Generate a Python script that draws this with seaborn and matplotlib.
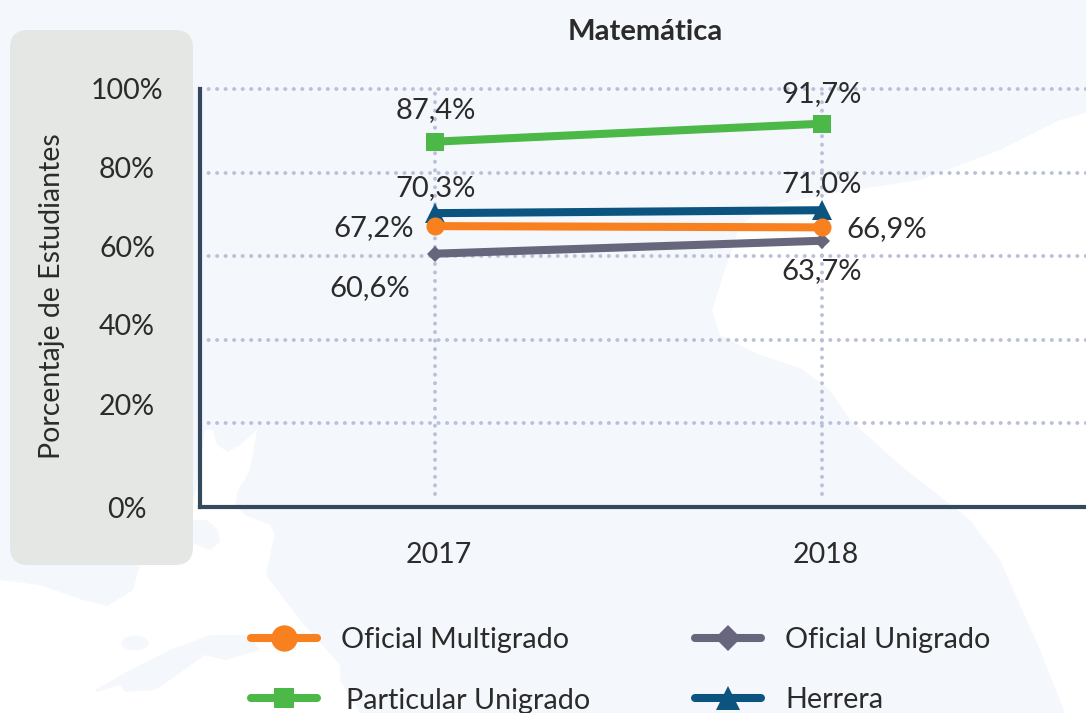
import matplotlib
matplotlib.use("Agg")
import pandas as pd
import seaborn as sns
from matplotlib import pyplot as plt
from matplotlib.lines import Line2D
from matplotlib.patches import Ellipse, FancyBboxPatch, Polygon
from matplotlib.transforms import ScaledTranslation

years = ["2017", "2018"]
oficial_multigrado = [67.2, 66.9]
oficial_unigrado = [60.6, 63.7]
particular_unigrado = [87.4, 91.7]
herrera = [70.3, 71.0]
y_ticks = [0, 20, 40, 60, 80, 100]

W, H = 1086, 713
DARK = "#2b2b2b"
AXIS = "#34495e"
GRID = "#b9c1d9"
LAND = "#f4f7fb"

series = {"Oficial Multigrado": oficial_multigrado,
          "Oficial Unigrado": oficial_unigrado,
          "Particular Unigrado": particular_unigrado,
          "Herrera": herrera}
colors = {"Oficial Multigrado": "#f9801f", "Oficial Unigrado": "#67667c",
          "Particular Unigrado": "#4cb848", "Herrera": "#0b5480"}
markers = {"Oficial Multigrado": "o", "Oficial Unigrado": "D",
           "Particular Unigrado": "s", "Herrera": "^"}
plot_ms = {"Oficial Multigrado": 13, "Oficial Unigrado": 8.5,
           "Particular Unigrado": 13, "Herrera": 14.5}
legend_ms = {"Oficial Multigrado": 19, "Oficial Unigrado": 13,
             "Particular Unigrado": 14.5, "Herrera": 17}

df = pd.DataFrame([{"year": y, "serie": s, "value": v}
                   for s, vals in series.items() for y, v in zip(years, vals)])

sns.set_theme(style="white")
plt.rcParams["font.family"] = ["Lato", "DejaVu Sans"]

fig = plt.figure(figsize=(W / 100, H / 100), dpi=100, facecolor=LAND)


def px(points):
    return [(x / W, 1 - y / H) for x, y in points]


def backdrop(points, color="#ffffff"):
    fig.patches.append(Polygon(px(points), transform=fig.transFigure, fc=color, ec="none", zorder=-5))


# faint map shapes behind the chart
backdrop([(1086, 113), (1060, 120), (1000, 150), (920, 180), (840, 192), (770, 205), (740, 225),
          (725, 270), (712, 310), (720, 335), (760, 355), (800, 368), (830, 390), (850, 420),
          (900, 465), (970, 520), (1000, 560), (1040, 650), (1065, 713), (1086, 713)])
backdrop([(0, 580), (40, 585), (83, 600), (107, 606), (133, 590), (140, 565), (141, 520),
          (193, 508), (205, 430), (213, 430), (217, 445), (228, 452), (240, 445), (257, 430),
          (250, 470), (238, 490), (235, 505), (245, 515), (270, 525), (275, 535), (271, 550),
          (266, 575), (300, 620), (340, 665), (340, 680), (360, 713), (0, 713)])
backdrop([(193, 520), (207, 520), (218, 530), (220, 542), (210, 550), (193, 543)], LAND)
backdrop([(95, 690), (130, 670), (170, 650), (210, 635), (250, 635), (260, 650), (225, 660),
          (205, 655), (170, 680), (155, 690), (125, 692), (120, 685), (97, 692)], LAND)
fig.patches.append(Ellipse((135 / W, 1 - 643 / H), 27 / W, 15 / H, transform=fig.transFigure,
                           fc=LAND, ec="none", zorder=-5))
fig.patches.append(Ellipse((235 / W, 1 - 478 / H), 21 / W, 12 / H, angle=0,
                           transform=fig.transFigure, fc="#ffffff", ec="none", zorder=-5))

panel = FancyBboxPatch((10 / W, 1 - 565 / H), 183 / W, 535 / H,
                       boxstyle="round,pad=0,rounding_size=0.0001",
                       transform=fig.transFigure, fc="#e5e7e5", ec="none", zorder=-4)
panel.set_boxstyle("round", pad=0, rounding_size=18 / W)
panel.set_mutation_aspect(W / H)
fig.patches.append(panel)

ax = fig.add_axes([200 / W, 1 - 507 / H, (W - 200) / W, (507 - 89) / H])
ax.patch.set_alpha(0)

sns.lineplot(data=df, x="year", y="value", hue="serie", style="serie", palette=colors,
             markers=markers, dashes=False, linewidth=5.8, markeredgewidth=0,
             legend=False, ax=ax, sort=False, estimator=None, units="serie")
for line, name in zip(ax.get_lines(), series):
    line.set_markersize(plot_ms[name])
    line.set_zorder(6 if name == "Oficial Multigrado" else 5)

ax.set_xlim(-0.607, 1.682)
ax.set_ylim(0, 100)
ax.set_xlabel("")
ax.set_ylabel("")

dots = dict(color=GRID, lw=2.8, linestyle=(0, (0.05, 2.14)), dash_capstyle="round",
            zorder=1, clip_on=False)
for y in y_ticks[1:]:
    ax.axhline(y, **dots)
for x in range(len(years)):
    ax.axvline(x, ymin=0.03, **dots)

for s in ["top", "right"]:
    ax.spines[s].set_visible(False)
for s in ["left", "bottom"]:
    ax.spines[s].set_color(AXIS)
    ax.spines[s].set_linewidth(3)

ax.set_yticks(y_ticks)
ax.set_yticklabels([f"{y}%" for y in y_ticks], fontsize=20.5, color=DARK, ha="center")
ax.tick_params(axis="y", length=0, pad=52.5)
ax.tick_params(axis="x", length=0, pad=25, labelsize=20.5, labelcolor=DARK)
for lbl in ax.get_xticklabels():
    lbl.set_transform(lbl.get_transform() + ScaledTranslation(2.5 / 72, 0, fig.dpi_scale_trans))
# the source's y labels do not sit level with the grid lines
for lbl, shift in zip(ax.get_yticklabels(), [0, 19, 15, 10, 5, 0]):
    lbl.set_transform(lbl.get_transform() + ScaledTranslation(0, shift / 100, fig.dpi_scale_trans))

# value labels: (series, year index, dx, dy in pixels)
labels = [("Particular Unigrado", 0, 1, -32), ("Particular Unigrado", 1, 0, -30),
          ("Herrera", 0, 1, -25), ("Herrera", 1, 0, -26),
          ("Oficial Multigrado", 0, -61, 2), ("Oficial Multigrado", 1, 65, 2),
          ("Oficial Unigrado", 0, -65, 34), ("Oficial Unigrado", 1, 0, 30)]
for name, i, dx, dy in labels:
    v = series[name][i]
    ax.annotate(f"{v:.1f}%".replace(".", ","), (i, v), xytext=(dx * 0.72, -dy * 0.72),
                textcoords="offset points", ha="center", va="center",
                fontsize=21, color=DARK, zorder=7, annotation_clip=False)

fig.text(645 / W, 1 - 32 / H, "Matemática", ha="center", va="center",
         fontsize=21, fontweight="bold", color=DARK)
fig.text(52 / W, 1 - 296 / H, "Porcentaje de Estudiantes", rotation=90,
         ha="center", va="center", fontsize=20.5, color=DARK)

order = ["Oficial Multigrado", "Particular Unigrado", "Oficial Unigrado", "Herrera"]
handles = [Line2D([], [], color=colors[s], marker=markers[s], lw=5.8, ms=legend_ms[s],
                  mew=0, solid_capstyle="round") for s in order]
leg = fig.legend(handles, order, ncol=2, loc="upper left", frameon=False,
                 bbox_to_anchor=(251 / W, 1 - 627 / H), bbox_transform=fig.transFigure,
                 borderaxespad=0, borderpad=0, fontsize=20.7, labelcolor=DARK,
                 handlelength=2.28, handletextpad=0.84, columnspacing=3.84, labelspacing=1.2)
leg.get_texts()[1].set_position((5, 0))

fig.savefig("out.png", dpi=100, facecolor=fig.get_facecolor())
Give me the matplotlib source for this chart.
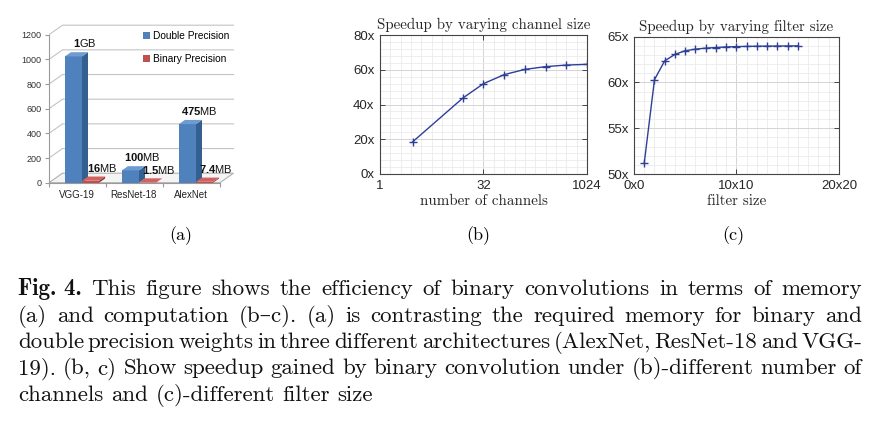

.....

Written instruction
Reproduce each record from above exactly; pictures do not belong in the copy.

Answer to this exercise
Generate a Python script that draws this with seaborn and matplotlib.
import matplotlib
matplotlib.use("Agg")
import pandas as pd
import seaborn as sns
from matplotlib import pyplot as plt
from matplotlib.lines import Line2D
from matplotlib.patches import Ellipse, FancyBboxPatch, Polygon
from matplotlib.transforms import ScaledTranslation

years = ["2017", "2018"]
oficial_multigrado = [67.2, 66.9]
oficial_unigrado = [60.6, 63.7]
particular_unigrado = [87.4, 91.7]
herrera = [70.3, 71.0]
y_ticks = [0, 20, 40, 60, 80, 100]

W, H = 1086, 713
DARK = "#2b2b2b"
AXIS = "#34495e"
GRID = "#b9c1d9"
LAND = "#f4f7fb"

series = {"Oficial Multigrado": oficial_multigrado,
          "Oficial Unigrado": oficial_unigrado,
          "Particular Unigrado": particular_unigrado,
          "Herrera": herrera}
colors = {"Oficial Multigrado": "#f9801f", "Oficial Unigrado": "#67667c",
          "Particular Unigrado": "#4cb848", "Herrera": "#0b5480"}
markers = {"Oficial Multigrado": "o", "Oficial Unigrado": "D",
           "Particular Unigrado": "s", "Herrera": "^"}
plot_ms = {"Oficial Multigrado": 13, "Oficial Unigrado": 8.5,
           "Particular Unigrado": 13, "Herrera": 14.5}
legend_ms = {"Oficial Multigrado": 19, "Oficial Unigrado": 13,
             "Particular Unigrado": 14.5, "Herrera": 17}

df = pd.DataFrame([{"year": y, "serie": s, "value": v}
                   for s, vals in series.items() for y, v in zip(years, vals)])

sns.set_theme(style="white")
plt.rcParams["font.family"] = ["Lato", "DejaVu Sans"]

fig = plt.figure(figsize=(W / 100, H / 100), dpi=100, facecolor=LAND)


def px(points):
    return [(x / W, 1 - y / H) for x, y in points]


def backdrop(points, color="#ffffff"):
    fig.patches.append(Polygon(px(points), transform=fig.transFigure, fc=color, ec="none", zorder=-5))


# faint map shapes behind the chart
backdrop([(1086, 113), (1060, 120), (1000, 150), (920, 180), (840, 192), (770, 205), (740, 225),
          (725, 270), (712, 310), (720, 335), (760, 355), (800, 368), (830, 390), (850, 420),
          (900, 465), (970, 520), (1000, 560), (1040, 650), (1065, 713), (1086, 713)])
backdrop([(0, 580), (40, 585), (83, 600), (107, 606), (133, 590), (140, 565), (141, 520),
          (193, 508), (205, 430), (213, 430), (217, 445), (228, 452), (240, 445), (257, 430),
          (250, 470), (238, 490), (235, 505), (245, 515), (270, 525), (275, 535), (271, 550),
          (266, 575), (300, 620), (340, 665), (340, 680), (360, 713), (0, 713)])
backdrop([(193, 520), (207, 520), (218, 530), (220, 542), (210, 550), (193, 543)], LAND)
backdrop([(95, 690), (130, 670), (170, 650), (210, 635), (250, 635), (260, 650), (225, 660),
          (205, 655), (170, 680), (155, 690), (125, 692), (120, 685), (97, 692)], LAND)
fig.patches.append(Ellipse((135 / W, 1 - 643 / H), 27 / W, 15 / H, transform=fig.transFigure,
                           fc=LAND, ec="none", zorder=-5))
fig.patches.append(Ellipse((235 / W, 1 - 478 / H), 21 / W, 12 / H, angle=0,
                           transform=fig.transFigure, fc="#ffffff", ec="none", zorder=-5))

panel = FancyBboxPatch((10 / W, 1 - 565 / H), 183 / W, 535 / H,
                       boxstyle="round,pad=0,rounding_size=0.0001",
                       transform=fig.transFigure, fc="#e5e7e5", ec="none", zorder=-4)
panel.set_boxstyle("round", pad=0, rounding_size=18 / W)
panel.set_mutation_aspect(W / H)
fig.patches.append(panel)

ax = fig.add_axes([200 / W, 1 - 507 / H, (W - 200) / W, (507 - 89) / H])
ax.patch.set_alpha(0)

sns.lineplot(data=df, x="year", y="value", hue="serie", style="serie", palette=colors,
             markers=markers, dashes=False, linewidth=5.8, markeredgewidth=0,
             legend=False, ax=ax, sort=False, estimator=None, units="serie")
for line, name in zip(ax.get_lines(), series):
    line.set_markersize(plot_ms[name])
    line.set_zorder(6 if name == "Oficial Multigrado" else 5)

ax.set_xlim(-0.607, 1.682)
ax.set_ylim(0, 100)
ax.set_xlabel("")
ax.set_ylabel("")

dots = dict(color=GRID, lw=2.8, linestyle=(0, (0.05, 2.14)), dash_capstyle="round",
            zorder=1, clip_on=False)
for y in y_ticks[1:]:
    ax.axhline(y, **dots)
for x in range(len(years)):
    ax.axvline(x, ymin=0.03, **dots)

for s in ["top", "right"]:
    ax.spines[s].set_visible(False)
for s in ["left", "bottom"]:
    ax.spines[s].set_color(AXIS)
    ax.spines[s].set_linewidth(3)

ax.set_yticks(y_ticks)
ax.set_yticklabels([f"{y}%" for y in y_ticks], fontsize=20.5, color=DARK, ha="center")
ax.tick_params(axis="y", length=0, pad=52.5)
ax.tick_params(axis="x", length=0, pad=25, labelsize=20.5, labelcolor=DARK)
for lbl in ax.get_xticklabels():
    lbl.set_transform(lbl.get_transform() + ScaledTranslation(2.5 / 72, 0, fig.dpi_scale_trans))
# the source's y labels do not sit level with the grid lines
for lbl, shift in zip(ax.get_yticklabels(), [0, 19, 15, 10, 5, 0]):
    lbl.set_transform(lbl.get_transform() + ScaledTranslation(0, shift / 100, fig.dpi_scale_trans))

# value labels: (series, year index, dx, dy in pixels)
labels = [("Particular Unigrado", 0, 1, -32), ("Particular Unigrado", 1, 0, -30),
          ("Herrera", 0, 1, -25), ("Herrera", 1, 0, -26),
          ("Oficial Multigrado", 0, -61, 2), ("Oficial Multigrado", 1, 65, 2),
          ("Oficial Unigrado", 0, -65, 34), ("Oficial Unigrado", 1, 0, 30)]
for name, i, dx, dy in labels:
    v = series[name][i]
    ax.annotate(f"{v:.1f}%".replace(".", ","), (i, v), xytext=(dx * 0.72, -dy * 0.72),
                textcoords="offset points", ha="center", va="center",
                fontsize=21, color=DARK, zorder=7, annotation_clip=False)

fig.text(645 / W, 1 - 32 / H, "Matemática", ha="center", va="center",
         fontsize=21, fontweight="bold", color=DARK)
fig.text(52 / W, 1 - 296 / H, "Porcentaje de Estudiantes", rotation=90,
         ha="center", va="center", fontsize=20.5, color=DARK)

order = ["Oficial Multigrado", "Particular Unigrado", "Oficial Unigrado", "Herrera"]
handles = [Line2D([], [], color=colors[s], marker=markers[s], lw=5.8, ms=legend_ms[s],
                  mew=0, solid_capstyle="round") for s in order]
leg = fig.legend(handles, order, ncol=2, loc="upper left", frameon=False,
                 bbox_to_anchor=(251 / W, 1 - 627 / H), bbox_transform=fig.transFigure,
                 borderaxespad=0, borderpad=0, fontsize=20.7, labelcolor=DARK,
                 handlelength=2.28, handletextpad=0.84, columnspacing=3.84, labelspacing=1.2)
leg.get_texts()[1].set_position((5, 0))

fig.savefig("out.png", dpi=100, facecolor=fig.get_facecolor())
Give me the matplotlib source for this chart.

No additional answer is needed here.